BioCryst completes successful animal trial of filovirus vaccine

BioCryst Pharmaceuticals, Inc., announced on Monday that its BCX4430 vaccine against filoviruses showed activity against a range of pathogens, including the Marburg and Ebola viruses, in an animal study.

BioCryst is developing the vaccine under a contract with the National Institute of Allergy and Infectious Diseases. The contract went into effect in September 2013 at a value of $7.5 million, with a total value of $22 million if all options are exercised.

Filoviruses are extremely deadly and considered Category A Bioterrorism agents by the Centers of Disease Control and Prevention. The fatality rate associated with filovirus disease outbreaks has exceeded 90 percent, the highest fatality rate of any infection.

"Filoviruses, such as Ebola and Marburg virus, constitute serious threats to our national defense," Colonel Erin P. Edgar, the commander of the U.S. Army Medical Research Institute of Infectious Diseases, said. "Development of cost-effective and versatile treatment options to combat these agents remains an unmet medical need and a high biodefense priority for the U.S. Government."

In the study, researchers tested the investigational vaccine on animal models by injecting the drug intramuscularly 48 hours after exposing rodents to Marburg and Ebola viruses. The researchers also found BCX4430 to be effective against more than 20 RNA viruses, including the Middle East Respiratory Syndrome Coronavirus, togoviruses, bunyaviruses, arenaviruses, flaviviruses, coronaviruses and paramyxoviruses.

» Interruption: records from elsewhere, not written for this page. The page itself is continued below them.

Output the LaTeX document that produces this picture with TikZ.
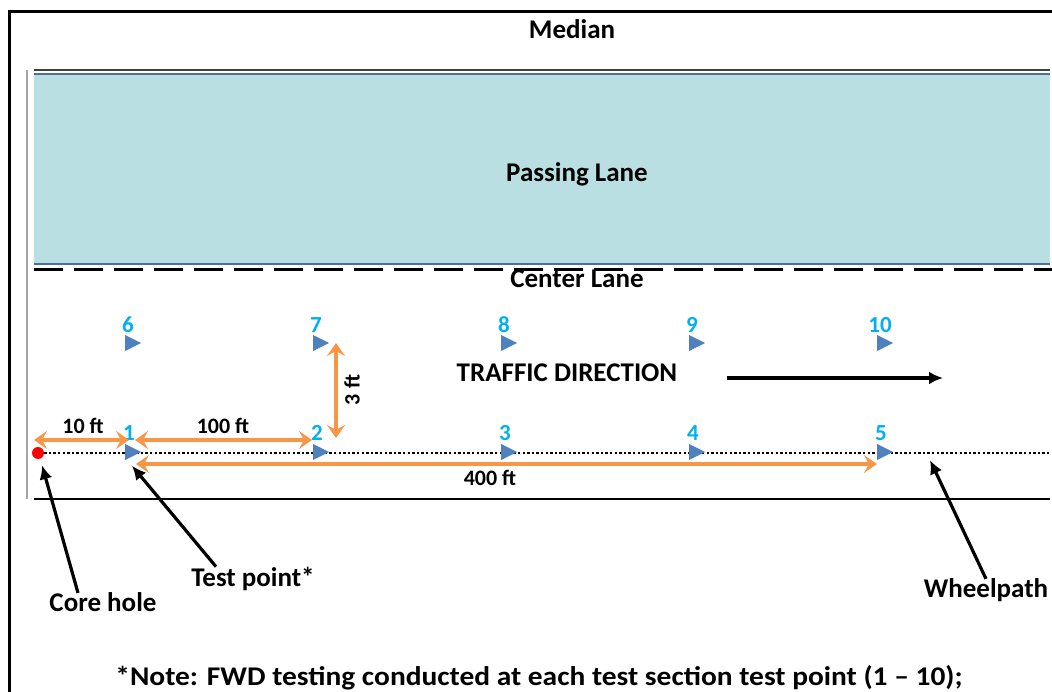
\documentclass[tikz,border=0pt]{standalone}
\usepackage{fontspec}
\setmainfont{Carlito}
\usetikzlibrary{arrows.meta,positioning,shapes.geometric}
\definecolor{lanefill}{RGB}{185,223,226}
\definecolor{laneblue}{RGB}{79,110,160}
\definecolor{ptblue}{RGB}{79,129,189}
\definecolor{ptcyan}{RGB}{0,176,240}
\definecolor{dimorange}{RGB}{247,150,70}
\tikzset{font={\fontsize{27pt}{32pt}\selectfont\bfseries}}

\begin{document}
\begin{tikzpicture}[x=1pt,y=-1pt,
testpt/.style={isosceles triangle,isosceles triangle stretches,fill=ptblue,inner sep=0pt,minimum width=16pt,minimum height=16pt},
ptnum/.style={text=ptcyan,inner sep=1pt,font={\fontsize{23pt}{26pt}\selectfont\bfseries}},
dim/.style={draw=dimorange,line width=4pt,{Stealth[length=13pt,width=18pt,inset=5pt]}-{Stealth[length=13pt,width=18pt,inset=5pt]}},
dimlbl/.style={font={\fontsize{22pt}{26pt}\selectfont\bfseries}},
pointer/.style={draw,line width=3.2pt,-{Latex[length=14pt,width=13pt]}}
]
\useasboundingbox (0,0) rectangle (1052,692);
% frame and road
\draw[line width=3pt] (9,692) -- (9,12) -- (1052,12);
\draw[gray!70,line width=2pt] (27,70) -- (27,499);
\fill[lanefill] (34,74) rectangle (1050,264);
\draw[black!75,line width=2pt] (34,70.5) -- (1050,70.5);
\draw[laneblue,line width=1.5pt] (34,74) -- (1050,74);
\draw[laneblue,line width=1.5pt] (34,264) -- (1050,264);
\draw[line width=3pt,dash pattern=on 29pt off 11pt] (34,270) -- (1052,270);
\draw[line width=2pt] (34,499) -- (1050,499);

\node (median) at (572,29) {Median};
\node (pass) at (577,174) {Passing Lane};
\node (center) at (577,279) {Center Lane};

% wheelpath and test points
\node[circle,fill=red,inner sep=0pt,minimum size=12pt] (core) at (38,453) {};
\coordinate (pathend) at (1052,453);
\draw[line width=2.4pt,dash pattern=on 2.4pt off 2.2pt] (core) -- (pathend);
\foreach \n/\x in {1/130,2/318,3/506,4/694,5/882}{
\node[testpt] (p\n) at (\x,452) {};
\node[ptnum] (n\n) at (\x-1,433) {\n};
}
\foreach \n/\x in {6/130,7/318,8/506,9/694,10/882}{
\node[testpt] (p\n) at (\x,343) {};
\node[ptnum] (n\n) at (\x-2,325) {\n};
}

% dimensions
\coordinate (d10a) at (34,440); \coordinate (d10b) at (129,440);
\coordinate (d100a) at (135,440); \coordinate (d100b) at (312,440);
\coordinate (d3a) at (336,343); \coordinate (d3b) at (336,438);
\coordinate (d400a) at (136,464); \coordinate (d400b) at (877,464);
\draw[dim] (d10a) -- (d10b);
\draw[dim] (d100a) -- (d100b);
\draw[dim] (d3a) -- (d3b);
\draw[dim] (d400a) -- (d400b);
\node[dimlbl] (l10) at (83,426) {10 ft};
\node[dimlbl] (l100) at (223,426) {100 ft};
\node[dimlbl,rotate=90] (l3) at (352,390) {3 ft};
\node[dimlbl] (l400) at (490,478) {400 ft};

% traffic
\node (traffic) at (567,373) {TRAFFIC DIRECTION};
\coordinate (tda) at (727,378); \coordinate (tdb) at (943,378);
\draw[pointer] (tda) -- (tdb);

% callouts
\node (corelbl) at (103,602) {Core hole};
\node (testlbl) at (253,579) {Test point*};
\node (wheellbl) at (986,590) {Wheelpath};
\coordinate (wp) at (930,460);
\draw[pointer] ([xshift=-25pt,yshift=-4pt]corelbl.north) -- ([xshift=4pt,yshift=-6pt]core.south);
\draw[pointer] ([xshift=-37pt,yshift=-3pt]testlbl.north) -- ([xshift=2pt,yshift=-8pt]p1.south);
\draw[pointer] ([yshift=-4pt]wheellbl.north) -- (wp);

\node[anchor=base,xscale=1.09] (note) at (539,685) {*Note: FWD testing conducted at each test section test point (1 – 10);};
\end{tikzpicture}
\end{document}
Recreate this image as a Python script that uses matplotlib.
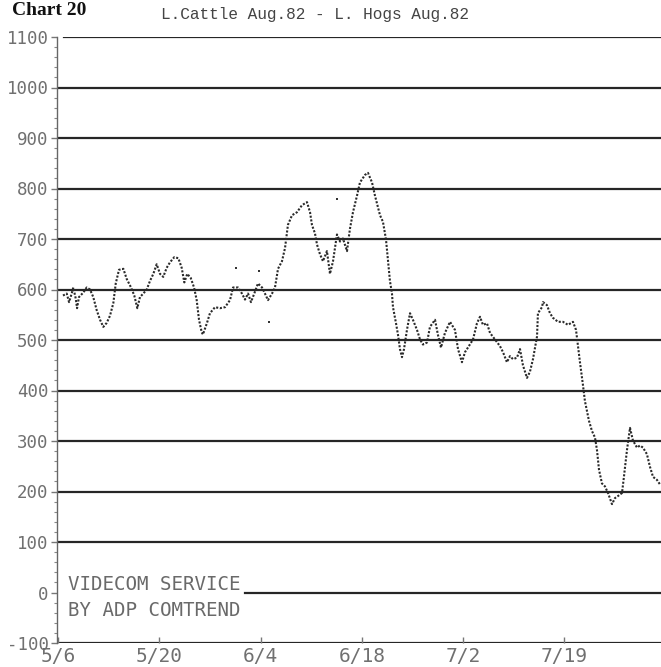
import matplotlib
matplotlib.use("Agg")
import matplotlib.pyplot as plt
from matplotlib.ticker import MultipleLocator

plt.rcParams["axes.unicode_minus"] = False

# ---- data (trading-day index, spread value) ----
days = [0.49, 0.86, 1.09, 1.35, 1.51, 1.75, 1.88, 2.07, 2.50, 2.83, 3.16, 3.48, 3.82,
        4.15, 4.47, 4.81, 5.13, 5.46, 5.70, 6.02, 6.45, 6.78, 7.21, 7.53, 7.83, 8.09,
        8.42, 8.76, 9.08, 9.41, 9.74, 10.07, 10.39, 10.73, 11.06, 11.48, 11.88, 12.21,
        12.47, 12.76, 13.10, 13.43, 13.69, 13.92, 14.19, 14.31, 14.71, 15.00, 15.50,
        15.99, 16.49, 16.98, 17.28, 17.77, 18.16, 18.46, 18.76, 19.05, 19.45, 19.74,
        20.14, 20.43, 20.73, 21.13, 21.42, 21.72, 22.11, 22.41, 22.70, 23.10, 23.59,
        24.09, 24.58, 24.88, 25.07, 25.37, 25.57, 25.86, 26.16, 26.55, 26.85, 27.15,
        27.54, 27.84, 28.13, 28.53, 28.82, 29.12, 29.52, 29.81, 30.31, 30.60, 31.00,
        31.29, 31.79, 32.08, 32.38, 32.58, 32.77, 32.97, 33.07, 33.37, 33.56, 33.76,
        33.96, 34.16, 34.45, 34.75, 35.04, 35.44, 35.74, 36.03, 36.43, 36.72, 37.22,
        37.51, 37.81, 38.20, 38.70, 39.19, 39.49, 39.88, 40.18, 40.47, 40.97, 41.36,
        41.66, 41.95, 42.35, 42.65, 43.14, 43.63, 43.93, 44.32, 44.62, 44.92, 45.31,
        45.61, 45.90, 46.30, 46.59, 46.89, 47.29, 47.38, 47.78, 47.88, 48.27, 48.57,
        48.86, 49.36, 49.85, 50.35, 50.84, 51.14, 51.33, 51.53, 51.83, 52.02, 52.22,
        52.42, 52.71, 53.01, 53.21, 53.41, 53.70, 54.00, 54.30, 54.69, 54.99, 55.28,
        55.68, 55.87, 56.17, 56.47, 56.76, 57.16, 57.45, 57.75, 58.14, 58.44, 58.74,
        59.13, 59.43]
spread = [588, 592, 575, 592, 604, 582, 563, 585, 594, 604, 600, 585, 559,
          540, 526, 534, 548, 573, 612, 639, 641, 621, 604, 588, 563, 585,
          592, 600, 617, 631, 650, 631, 625, 643, 654, 664, 662, 643,
          614, 631, 623, 604, 579, 540, 515, 511, 534, 553, 565,
          563, 565, 579, 604, 604, 592, 580, 592, 575, 596, 612,
          604, 592, 579, 592, 604, 641, 656, 682, 728, 747, 753,
          767, 773, 753, 728, 711, 689, 670, 656, 676, 631, 656,
          709, 695, 701, 676, 720, 753, 786, 812, 827, 831, 812,
          786, 747, 734, 699, 656, 617, 592, 565, 533, 511, 482,
          466, 482, 520, 553, 540, 520, 501, 491, 495, 526, 540,
          510, 485, 514, 536, 520, 482, 456, 476, 485, 501, 533,
          546, 530, 533, 514, 501, 488, 476, 456, 468, 462, 465,
          482, 450, 425, 437, 462, 507, 553, 565, 575, 569, 553,
          544, 536, 536, 530, 536, 520, 488, 456, 410, 379, 359,
          340, 320, 307, 282, 243, 216, 210, 197, 175, 187, 191,
          197, 229, 282, 326, 301, 287, 291, 287, 274, 249, 229,
          223, 214]
stray_days = [17.57, 19.84, 20.83, 27.54]
stray_vals = [643, 637, 536, 779]

tick_days = [0, 10, 20, 30, 40, 50]
tick_labels = ["5/6", "5/20", "6/4", "6/18", "7/2", "7/19"]
grid_levels = [-100, 0, 100, 200, 300, 400, 500, 600, 700, 800, 900, 1000, 1100]

W, H = 661, 667
fig = plt.figure(figsize=(W / 100, H / 100), dpi=100)
fig.patch.set_facecolor("white")
left, right = 57 / W, 1.0
bottom, top = 1 - 643 / H, 1 - 37 / H
ax = fig.add_axes([left, bottom, right - left, top - bottom])
ax.set_xlim(-0.1, 59.53)
ax.set_ylim(-100, 1100)

ink = "#262626"
for lv in grid_levels:
    if lv == 0:
        ax.axhline(lv, xmin=(245 - 57) / (W - 57), xmax=1, color=ink, lw=1.6, zorder=1)
    elif lv == 1100:
        ax.axhline(lv, xmin=(64 - 57) / (W - 57), xmax=1, color=ink, lw=1.6, zorder=1)
    else:
        ax.axhline(lv, color=ink, lw=1.6, zorder=1)

ax.plot(days, spread, color="#2a2a2a", lw=1.5, ls=(0, (1.0, 0.8)), zorder=3)
ax.scatter(stray_days, stray_vals, s=3, color="#333333", marker="s", lw=0, zorder=3)

for s in ["top", "right", "bottom"]:
    ax.spines[s].set_visible(False)
ax.spines["left"].set_color("#666666")
ax.spines["left"].set_linestyle((0, (1, 1)))
ax.spines["left"].set_linewidth(1.0)

mono = "DejaVu Sans Mono"
ax.yaxis.set_major_locator(MultipleLocator(100))
ax.yaxis.set_minor_locator(MultipleLocator(20))
ax.tick_params(axis="y", which="major", length=4, width=1, color="#777777",
               labelsize=12.5, labelcolor="#707070", pad=2)
ax.tick_params(axis="y", which="minor", length=2.5, width=0.8, color="#888888")
for lab in ax.get_yticklabels():
    lab.set_family(mono)

ax.set_xticks(tick_days)
ax.set_xticklabels(tick_labels, family=mono, fontsize=14, color="#707070")
ax.tick_params(axis="x", direction="in", length=4, width=1, color="#777777", pad=3)
for lab in ax.get_xticklabels():
    lab.set_horizontalalignment("center")

ax.text(68 / W, 1 - 585 / H, "VIDECOM SERVICE", transform=fig.transFigure,
        family=mono, fontsize=13.8, color="#6a6a6a", va="center", ha="left")
ax.text(68 / W, 1 - 610 / H, "BY ADP COMTREND", transform=fig.transFigure,
        family=mono, fontsize=13.8, color="#6a6a6a", va="center", ha="left")

fig.text(12 / W, 1 - 15 / H, "Chart 20", family="Liberation Serif", weight="bold",
         fontsize=14, color="#111111", va="baseline", ha="left")
fig.text(315 / W, 1 - 15 / H, "L.Cattle Aug.82 - L. Hogs Aug.82", family="Liberation Mono",
         fontsize=11.6, color="#444444", va="center", ha="center")

fig.savefig("out.png", dpi=100, facecolor="white")
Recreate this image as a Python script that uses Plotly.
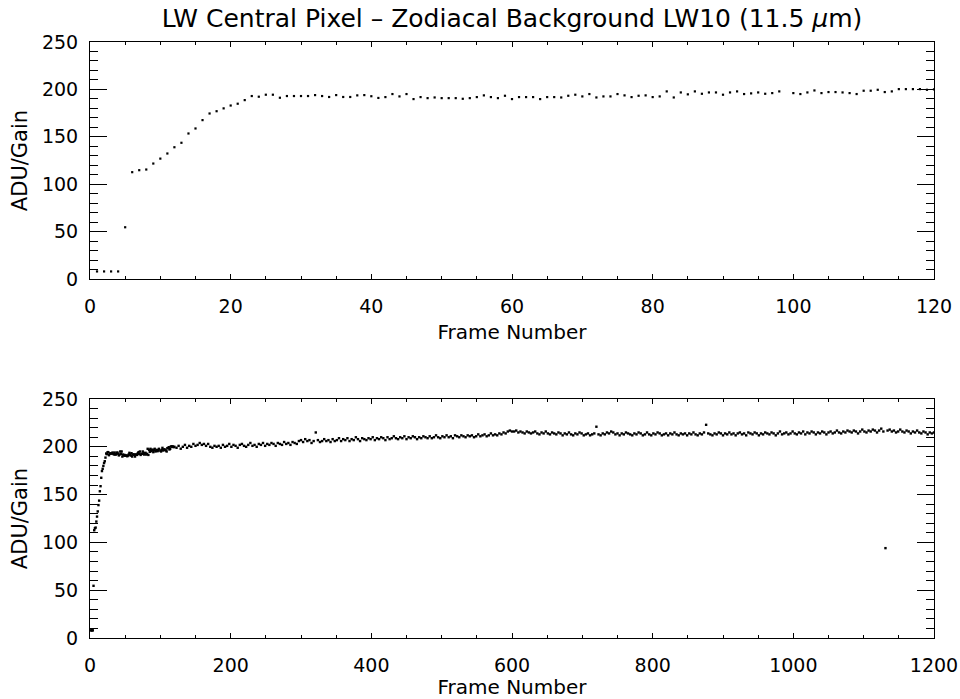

"With its broad-spectrum antiviral activity, attractive drug-like characteristics and demonstrated efficacy against filoviruses, BCX4430 is well-positioned for continued development as a valuable addition to the nation's arsenal of medical countermeasures," BioCryst Chief Medical Officer Dr. William P. Sheridan. "A single broad-spectrum agent that treats a range of RNA virus threats, such as BCX4430, presents an efficient one-drug, multi-bug strategic option against high-priority pathogens for the U.S. Government and offers promise as a treatment for patients infected in natural outbreaks."